Go through the entries below and count the lines holding the word "that". Reply with only the number, please.
━━ SUPPLIED MATERIAL
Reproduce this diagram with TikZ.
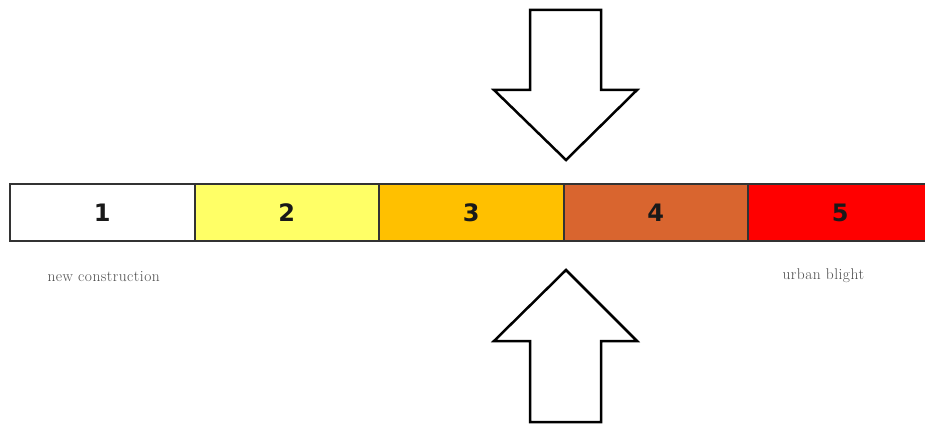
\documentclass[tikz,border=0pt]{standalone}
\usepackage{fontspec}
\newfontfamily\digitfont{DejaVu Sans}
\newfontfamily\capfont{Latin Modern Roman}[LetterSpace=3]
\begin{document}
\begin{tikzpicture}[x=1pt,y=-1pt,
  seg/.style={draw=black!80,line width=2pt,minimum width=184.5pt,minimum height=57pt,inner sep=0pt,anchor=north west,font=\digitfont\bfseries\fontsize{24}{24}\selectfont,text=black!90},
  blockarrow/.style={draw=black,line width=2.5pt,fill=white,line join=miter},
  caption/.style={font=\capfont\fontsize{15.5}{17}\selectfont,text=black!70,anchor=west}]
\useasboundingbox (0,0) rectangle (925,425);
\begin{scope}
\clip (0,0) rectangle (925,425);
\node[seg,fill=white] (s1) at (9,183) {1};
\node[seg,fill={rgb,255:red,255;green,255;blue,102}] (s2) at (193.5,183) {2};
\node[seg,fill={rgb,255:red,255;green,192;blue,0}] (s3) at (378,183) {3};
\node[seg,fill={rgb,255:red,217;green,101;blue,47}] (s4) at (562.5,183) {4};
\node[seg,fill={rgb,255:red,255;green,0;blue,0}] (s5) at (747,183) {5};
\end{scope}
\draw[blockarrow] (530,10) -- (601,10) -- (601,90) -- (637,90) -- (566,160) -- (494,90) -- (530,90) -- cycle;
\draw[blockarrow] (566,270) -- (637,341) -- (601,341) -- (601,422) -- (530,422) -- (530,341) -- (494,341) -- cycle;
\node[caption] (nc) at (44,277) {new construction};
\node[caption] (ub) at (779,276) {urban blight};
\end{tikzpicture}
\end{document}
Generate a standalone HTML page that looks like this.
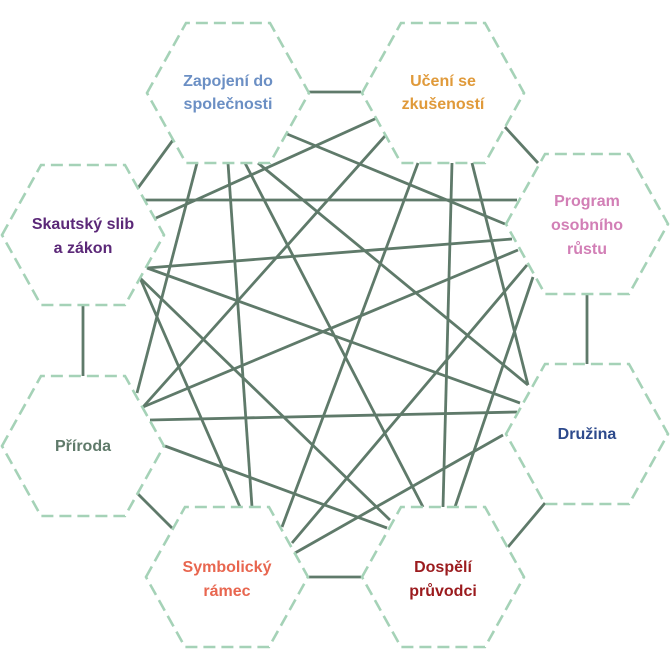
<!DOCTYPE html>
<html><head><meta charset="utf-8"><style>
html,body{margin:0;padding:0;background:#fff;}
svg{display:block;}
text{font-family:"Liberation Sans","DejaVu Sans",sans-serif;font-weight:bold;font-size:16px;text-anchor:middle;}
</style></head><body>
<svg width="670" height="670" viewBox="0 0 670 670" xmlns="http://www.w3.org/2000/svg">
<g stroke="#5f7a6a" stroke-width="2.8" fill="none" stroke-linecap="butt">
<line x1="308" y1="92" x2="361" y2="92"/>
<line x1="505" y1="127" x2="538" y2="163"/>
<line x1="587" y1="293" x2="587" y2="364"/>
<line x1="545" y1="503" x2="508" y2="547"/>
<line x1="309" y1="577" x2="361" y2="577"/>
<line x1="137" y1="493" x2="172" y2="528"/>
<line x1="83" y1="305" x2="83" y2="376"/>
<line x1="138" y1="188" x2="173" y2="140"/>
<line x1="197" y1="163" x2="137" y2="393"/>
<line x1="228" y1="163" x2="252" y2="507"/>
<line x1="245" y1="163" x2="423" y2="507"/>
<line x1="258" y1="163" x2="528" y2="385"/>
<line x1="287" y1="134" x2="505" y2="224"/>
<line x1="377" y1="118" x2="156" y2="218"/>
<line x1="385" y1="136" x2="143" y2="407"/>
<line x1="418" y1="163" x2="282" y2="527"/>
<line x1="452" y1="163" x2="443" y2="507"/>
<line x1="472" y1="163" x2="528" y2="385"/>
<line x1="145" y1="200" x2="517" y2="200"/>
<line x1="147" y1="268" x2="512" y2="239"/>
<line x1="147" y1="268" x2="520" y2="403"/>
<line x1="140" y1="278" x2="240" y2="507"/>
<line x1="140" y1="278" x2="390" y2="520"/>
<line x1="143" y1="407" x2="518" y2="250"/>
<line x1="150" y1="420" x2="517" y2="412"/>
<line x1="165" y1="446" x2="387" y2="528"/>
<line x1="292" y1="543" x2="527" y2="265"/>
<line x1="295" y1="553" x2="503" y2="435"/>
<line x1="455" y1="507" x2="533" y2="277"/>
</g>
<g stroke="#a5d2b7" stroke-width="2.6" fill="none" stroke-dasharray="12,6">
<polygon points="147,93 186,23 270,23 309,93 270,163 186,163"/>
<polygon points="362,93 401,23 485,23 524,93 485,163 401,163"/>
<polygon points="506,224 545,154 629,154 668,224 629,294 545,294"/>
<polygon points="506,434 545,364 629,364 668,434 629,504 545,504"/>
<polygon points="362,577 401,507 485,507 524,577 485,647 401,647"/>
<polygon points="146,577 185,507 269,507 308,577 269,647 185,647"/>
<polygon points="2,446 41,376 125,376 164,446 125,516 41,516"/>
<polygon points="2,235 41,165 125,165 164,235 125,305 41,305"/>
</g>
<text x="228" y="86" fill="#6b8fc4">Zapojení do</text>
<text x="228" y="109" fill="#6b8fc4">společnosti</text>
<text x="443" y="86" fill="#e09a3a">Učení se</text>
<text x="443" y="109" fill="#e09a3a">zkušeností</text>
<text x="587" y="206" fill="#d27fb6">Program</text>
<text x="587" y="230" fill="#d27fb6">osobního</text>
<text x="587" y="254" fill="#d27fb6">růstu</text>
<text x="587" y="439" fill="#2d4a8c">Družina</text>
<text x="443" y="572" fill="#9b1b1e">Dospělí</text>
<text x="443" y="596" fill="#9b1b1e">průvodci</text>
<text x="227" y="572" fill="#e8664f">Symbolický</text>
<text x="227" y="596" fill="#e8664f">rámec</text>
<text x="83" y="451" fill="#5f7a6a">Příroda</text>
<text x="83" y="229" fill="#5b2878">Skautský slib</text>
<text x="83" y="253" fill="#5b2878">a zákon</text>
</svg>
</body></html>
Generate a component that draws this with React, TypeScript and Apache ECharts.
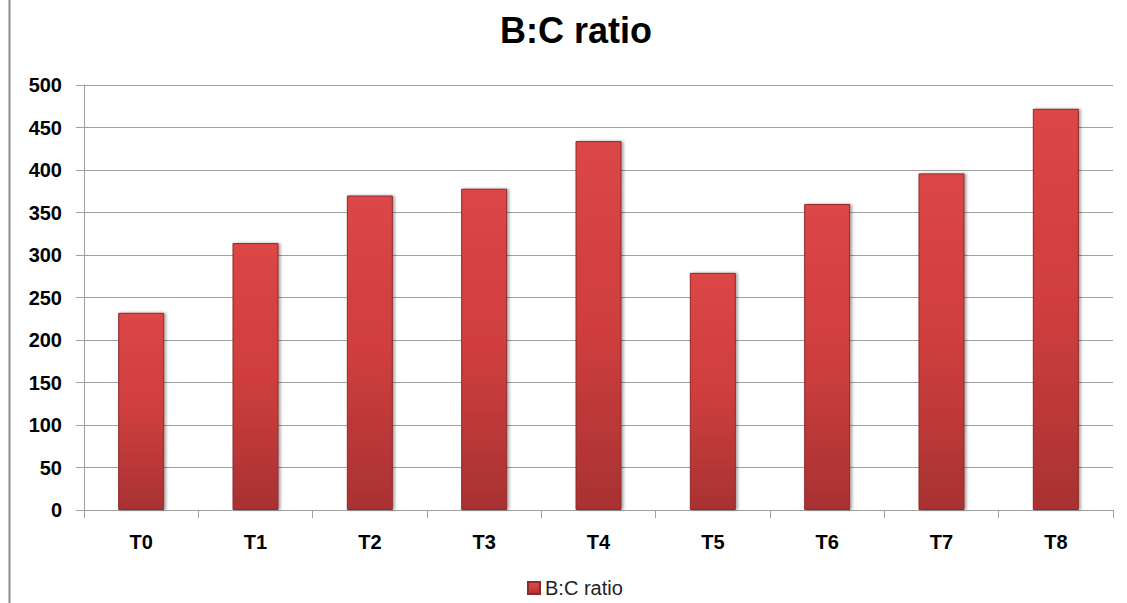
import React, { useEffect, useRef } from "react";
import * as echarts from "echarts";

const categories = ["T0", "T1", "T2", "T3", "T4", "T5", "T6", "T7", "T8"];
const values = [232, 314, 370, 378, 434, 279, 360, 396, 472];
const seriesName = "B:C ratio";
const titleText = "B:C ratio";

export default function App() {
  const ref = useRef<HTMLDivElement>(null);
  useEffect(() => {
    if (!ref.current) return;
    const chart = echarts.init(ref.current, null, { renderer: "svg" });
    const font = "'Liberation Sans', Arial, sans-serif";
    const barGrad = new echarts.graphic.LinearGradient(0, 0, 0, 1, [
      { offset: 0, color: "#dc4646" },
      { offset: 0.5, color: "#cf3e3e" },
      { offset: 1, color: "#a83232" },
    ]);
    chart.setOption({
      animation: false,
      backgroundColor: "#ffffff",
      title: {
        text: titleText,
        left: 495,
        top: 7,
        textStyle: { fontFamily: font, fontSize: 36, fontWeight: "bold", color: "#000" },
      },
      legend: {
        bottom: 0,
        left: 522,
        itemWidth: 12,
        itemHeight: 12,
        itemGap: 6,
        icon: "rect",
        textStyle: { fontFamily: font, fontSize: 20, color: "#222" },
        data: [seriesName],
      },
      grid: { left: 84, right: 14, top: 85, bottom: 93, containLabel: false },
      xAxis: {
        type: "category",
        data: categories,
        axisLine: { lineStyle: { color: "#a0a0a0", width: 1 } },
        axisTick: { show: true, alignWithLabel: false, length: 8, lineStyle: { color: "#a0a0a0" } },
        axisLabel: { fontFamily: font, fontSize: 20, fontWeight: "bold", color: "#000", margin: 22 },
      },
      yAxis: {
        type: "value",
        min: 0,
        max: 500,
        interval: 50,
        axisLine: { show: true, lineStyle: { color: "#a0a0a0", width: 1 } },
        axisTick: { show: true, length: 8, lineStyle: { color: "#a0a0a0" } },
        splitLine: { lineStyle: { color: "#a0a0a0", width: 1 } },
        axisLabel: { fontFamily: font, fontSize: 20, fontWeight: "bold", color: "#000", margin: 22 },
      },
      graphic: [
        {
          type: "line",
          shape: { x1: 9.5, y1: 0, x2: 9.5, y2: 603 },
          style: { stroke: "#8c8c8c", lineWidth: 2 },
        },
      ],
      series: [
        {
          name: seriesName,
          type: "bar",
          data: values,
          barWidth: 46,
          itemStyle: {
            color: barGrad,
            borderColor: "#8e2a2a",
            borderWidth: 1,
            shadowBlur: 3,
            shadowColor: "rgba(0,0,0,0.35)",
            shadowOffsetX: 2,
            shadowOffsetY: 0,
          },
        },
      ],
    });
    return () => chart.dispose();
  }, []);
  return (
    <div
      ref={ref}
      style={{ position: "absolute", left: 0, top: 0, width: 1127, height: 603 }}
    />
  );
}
━━━━
## RESULT
2